I found myself returning to Pure almost every day. First to take a yoga class, then to use the gym, and eventually, to try something I swore I’d never do — Zumba. (And seriously, I wonder why it took my ankle a solid two months to heal.) Granada has Zumba fever — I’d walked by three different gyms in which enthusiastic classes were taking place. I couldn’t help but wonder why I was paying so much for a yoga class filled with other Westerners when the locals were next door sweating up a salsa-inspired storm. I became intrigued.
So, finally working up the courage to be the only gringa in a class of sexy writhing Latina ladies, I made my way to Pure, paid my forty cordobas (about $1.50 — a fraction of the price of a yoga class), and prepared to shrug apologetically at my helpless lack of rhythm.
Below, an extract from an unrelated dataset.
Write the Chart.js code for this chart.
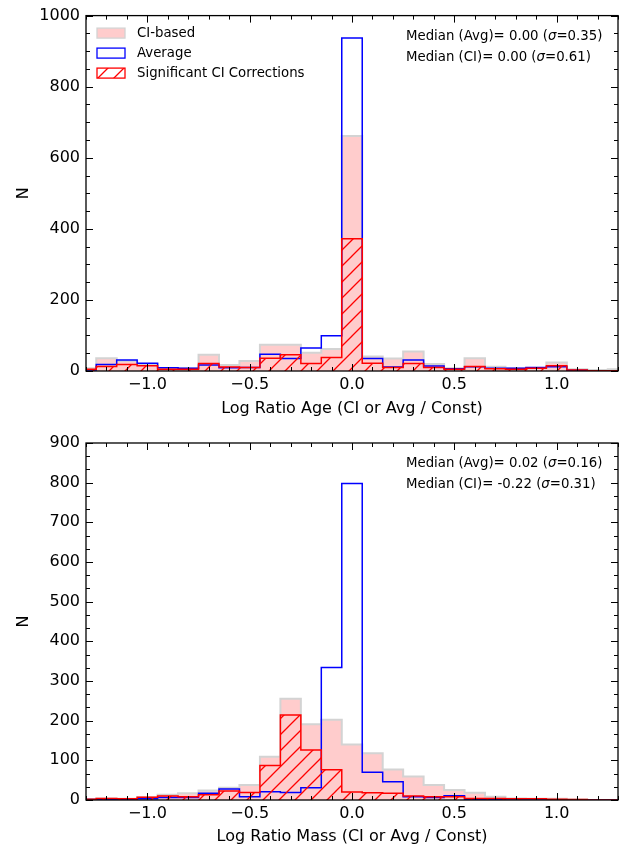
<!DOCTYPE html>
<html>
<head>
<meta charset="utf-8">
<script src="https://cdn.jsdelivr.net/npm/chart.js@4.4.0/dist/chart.umd.min.js"></script>
<style>
  html, body { margin: 0; padding: 0; background: #fff; }
  canvas { display: block; }
</style>
</head>
<body>
<canvas id="age" width="624" height="423"></canvas>
<canvas id="mass" width="624" height="424"></canvas>
<script>
// bin centres (bin width 0.1), shared by both panels
const binCenters = [-1.3, -1.2, -1.1, -1.0, -0.9, -0.8, -0.7, -0.6, -0.5, -0.4, -0.3, -0.2, -0.1, 0.0,
                    0.1, 0.2, 0.3, 0.4, 0.5, 0.6, 0.7, 0.8, 0.9, 1.0, 1.1, 1.2, 1.3];
const binWidth = 0.1;

// top panel: log ratio age
const ageCI  = [8, 36, 28, 20, 8, 8, 46, 17, 28, 74, 74, 51, 62, 661, 41, 35, 55, 20, 8, 36, 12, 8, 8, 24, 5, 3, 5];
const ageAvg = [3, 18, 31, 22, 9, 8, 17, 9, 10, 47, 35, 65, 99, 937, 35, 11, 31, 14, 6, 12, 8, 8, 10, 12, 2, 1, 1];
const ageSig = [5, 13, 18, 15, 5, 5, 21, 11, 10, 36, 46, 21, 38, 372, 22, 10, 21, 10, 5, 13, 6, 5, 8, 15, 3, 1, 1];
const ageNotes = ['Median (Avg)= 0.00 (σ=0.35)', 'Median (CI)= 0.00 (σ=0.61)'];
const ageYTicks = [0, 200, 400, 600, 800, 1000];

// bottom panel: log ratio mass
const massCI  = [2, 4, 3, 7, 13, 17, 24, 31, 38, 109, 255, 191, 202, 140, 118, 77, 59, 38, 25, 18, 8, 4, 3, 3, 1, 0, 0];
const massAvg = [1, 1, 1, 3, 6, 6, 17, 28, 8, 21, 19, 31, 334, 798, 70, 46, 8, 6, 11, 2, 1, 0, 0, 0, 0, 0, 0];
const massSig = [2, 4, 3, 7, 10, 8, 13, 23, 19, 87, 214, 126, 76, 20, 18, 17, 10, 8, 8, 4, 4, 3, 3, 2, 1, 0, 0];
const massNotes = ['Median (Avg)= 0.02 (σ=0.16)', 'Median (CI)= -0.22 (σ=0.31)'];
const massYTicks = [0, 100, 200, 300, 400, 500, 600, 700, 800, 900];

const xTicks = [-1.0, -0.5, 0.0, 0.5, 1.0];
const legendLabels = ['CI-based', 'Average', 'Significant CI Corrections'];

const FONT = '"DejaVu Sans", Verdana, sans-serif';

// step outline for a histogram: bin edges -> points
function stepPoints(counts) {
    const half = binWidth / 2;
    const pts = [{ x: binCenters[0] - half, y: 0 }];
    counts.forEach((c, i) => pts.push({ x: binCenters[i] - half, y: c }));
    const last = binCenters[binCenters.length - 1] + half;
    pts.push({ x: last, y: counts[counts.length - 1] });
    pts.push({ x: last, y: 0 });
    return pts;
}

// '/' hatch like matplotlib
function hatchPattern(color, size) {
    const c = document.createElement('canvas');
    c.width = c.height = size;
    const g = c.getContext('2d');
    g.strokeStyle = color;
    g.lineWidth = 1.3;
    g.beginPath();
    g.moveTo(0, size); g.lineTo(size, 0);
    g.moveTo(-size / 2, size / 2); g.lineTo(size / 2, -size / 2);
    g.moveTo(size / 2, size * 1.5); g.lineTo(size * 1.5, size / 2);
    g.stroke();
    return g.createPattern(c, 'repeat');
}
const hatch = hatchPattern('#ff0000', 16);

function fmtTick(v) {
    const s = Math.abs(v).toFixed(1);
    return v < 0 ? '\u2212' + s : s;
}

// frame, inward ticks, legend and the median notes
const framePlugin = {
    id: 'frame',
    afterDatasetsDraw(chart, args, opts) {
        const { ctx, chartArea: a, scales: { x, y } } = chart;
        ctx.save();
        ctx.strokeStyle = '#000';
        ctx.lineWidth = 1;
        ctx.beginPath();
        for (let i = -13; i <= 13; i++) {
            const px = Math.round(x.getPixelForValue(i / 10)) + 0.5;
            const len = i % 5 === 0 ? 7 : 4;
            ctx.moveTo(px, a.bottom); ctx.lineTo(px, a.bottom - len);
            ctx.moveTo(px, a.top); ctx.lineTo(px, a.top + len);
        }
        const n = Math.round(y.max / opts.minorStep);
        for (let k = 0; k <= n; k++) {
            const v = k * opts.minorStep;
            const py = Math.round(y.getPixelForValue(v)) + 0.5;
            const len = k % opts.minorPerMajor === 0 ? 7 : 4;
            ctx.moveTo(a.left, py); ctx.lineTo(a.left + len, py);
            ctx.moveTo(a.right, py); ctx.lineTo(a.right - len, py);
        }
        ctx.stroke();

        ctx.lineWidth = 1.3;
        ctx.strokeRect(a.left, a.top, a.width, a.height);

        ctx.fillStyle = '#000';
        ctx.textBaseline = 'middle';
        ctx.textAlign = 'left';
        opts.notes.forEach((line, i) => {
            let tx = a.right - 212;
            const ty = a.top + 20.5 + i * 21;
            const parts = line.split('σ');
            parts.forEach((p, j) => {
                ctx.font = '13.3px ' + FONT;
                ctx.fillText(p, tx, ty);
                tx += ctx.measureText(p).width;
                if (j < parts.length - 1) {
                    ctx.font = 'italic 13.3px ' + FONT;
                    ctx.fillText('σ', tx, ty);
                    tx += ctx.measureText('σ').width;
                }
            });
        });

        if (opts.legend) {
            chart.data.datasets.forEach((ds, i) => {
                const bx = a.left + 11, by = a.top + 17.5 + i * 20;
                ctx.fillStyle = ds.backgroundColor;
                ctx.fillRect(bx, by - 5, 28, 10);
                ctx.strokeStyle = ds.borderColor;
                ctx.lineWidth = 1.3;
                ctx.strokeRect(bx, by - 5, 28, 10);
                ctx.fillStyle = '#000';
                ctx.font = '13.3px ' + FONT;
                ctx.fillText(ds.label, a.left + 51, by);
            });
        }
        ctx.restore();
    }
};

function makeChart(id, cfg) {
    const tickFont = { family: FONT, size: 16 };
    return new Chart(document.getElementById(id), {
        type: 'line',
        data: {
            datasets: [
                { label: legendLabels[0], data: stepPoints(cfg.ci), stepped: 'before', fill: 'origin',
                  backgroundColor: '#ffcccc', borderColor: '#d3d3d3', borderWidth: 2, pointRadius: 0, order: 3, clip: 0 },
                { label: legendLabels[1], data: stepPoints(cfg.avg), stepped: 'before', fill: false,
                  backgroundColor: 'rgba(255,255,255,0)', borderColor: '#0000ff', borderWidth: 1.5, pointRadius: 0, order: 2, clip: 0 },
                { label: legendLabels[2], data: stepPoints(cfg.sig), stepped: 'before', fill: 'origin',
                  backgroundColor: hatch, borderColor: '#ff0000', borderWidth: 1.5, pointRadius: 0, order: 1, clip: 0 }
            ]
        },
        options: {
            responsive: false,
            animation: false,
            devicePixelRatio: 1,
            layout: { padding: { top: cfg.padTop, right: 6, left: 0, bottom: 0 } },
            plugins: {
                legend: { display: false },
                tooltip: { enabled: false },
                frame: { notes: cfg.notes, legend: cfg.legend, minorStep: cfg.minorStep, minorPerMajor: cfg.minorPerMajor }
            },
            scales: {
                x: {
                    type: 'linear', min: -1.3, max: 1.3,
                    afterBuildTicks: s => { s.ticks = xTicks.map(v => ({ value: v })); },
                    afterFit: s => { s.height = cfg.xHeight; },
                    grid: { display: false, drawTicks: false },
                    border: { display: false },
                    ticks: { font: tickFont, color: '#000', padding: 4, maxRotation: 0, callback: v => fmtTick(v) },
                    title: { display: true, text: cfg.xTitle, font: tickFont, color: '#000', padding: { top: 0, bottom: cfg.titlePad } }
                },
                y: {
                    type: 'linear', min: 0, max: cfg.yTicks[cfg.yTicks.length - 1],
                    afterBuildTicks: s => { s.ticks = cfg.yTicks.map(v => ({ value: v })); },
                    afterFit: s => { s.width = 86; },
                    grid: { display: false, drawTicks: false },
                    border: { display: false },
                    ticks: { font: tickFont, color: '#000', padding: 6, callback: v => String(v) },
                    title: { display: true, text: 'N', font: tickFont, color: '#000', padding: { top: 14, bottom: 0 } }
                }
            }
        },
        plugins: [framePlugin]
    });
}

makeChart('age', {
    ci: ageCI, avg: ageAvg, sig: ageSig, notes: ageNotes, legend: true,
    yTicks: ageYTicks, minorStep: 50, minorPerMajor: 4,
    xTitle: 'Log Ratio Age (CI or Avg / Const)', padTop: 15, xHeight: 52, titlePad: 5
});
makeChart('mass', {
    ci: massCI, avg: massAvg, sig: massSig, notes: massNotes, legend: false,
    yTicks: massYTicks, minorStep: 100 / 3, minorPerMajor: 3,
    xTitle: 'Log Ratio Mass (CI or Avg / Const)', padTop: 20, xHeight: 47, titlePad: 1
});
</script>
</body>
</html>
An hour of non-stop movement, reggaeton hits, and choreography that would make your grandmother blush later, I didn’t know if I’d ever had so much fun inside the walls of an exercise studio. I quickly caught on to Granada’s obsession and I sought out classes all over the city. A great workout, a hilarious local experience, and an unbeatable price? I take back everything I ever said about Zumba — at least the Nicaraguan version.
I look back on my week in Granada with such fondness. I will still finding my footing on a grand new adventure, and I only had an inkling of all that lay ahead.
I don’t think I can sum it up any better than I did writing in my journal one night before bed: “I am so grateful for where I am in this moment, focusing on the fact that I love my own company and thinking how spoiled I am with time and space — time to hear my own thoughts, time to work selfishly, and mental space to immerse myself in a beautiful new place.”
Stay tuned for one more post from lovely little Granada.
Where I stayed: First, Backyard Hostel, where I paid $16 for a private with shared bath. It was colorful and had a pool (which I never saw anyone use, probably due to the cleanliness) but a bit too loud and unkempt for what I needed out of the week. Next, Entre Amigos, which was $12 for a private with shared bath. It was quiet, impeccably clean and had the best stocked kitchen I’ve seen in a Central American hostel.
Where I ate: Garden Café was my go-to for healthy salads and smoothies and I ate there for lunch or dinner almost every day. El Pizzaiol was my delicious and well-worth it caloric splurge, and El Tercer Ojo had creative international fare in a trendy setting.
How I got there: I paid $35 for a private shuttle from Managua airport, which took about an hour (I’m not sure if it would have been cheaper with more people — I tried and failed to find other travelers heading in the same direction.)
Bonus tip: If you’re a single woman traveling alone, seriously brace yourself for the catcalling. It was the worst I’ve experienced anywhere in the world and at times it truly tested my affection for an otherwise lovely city.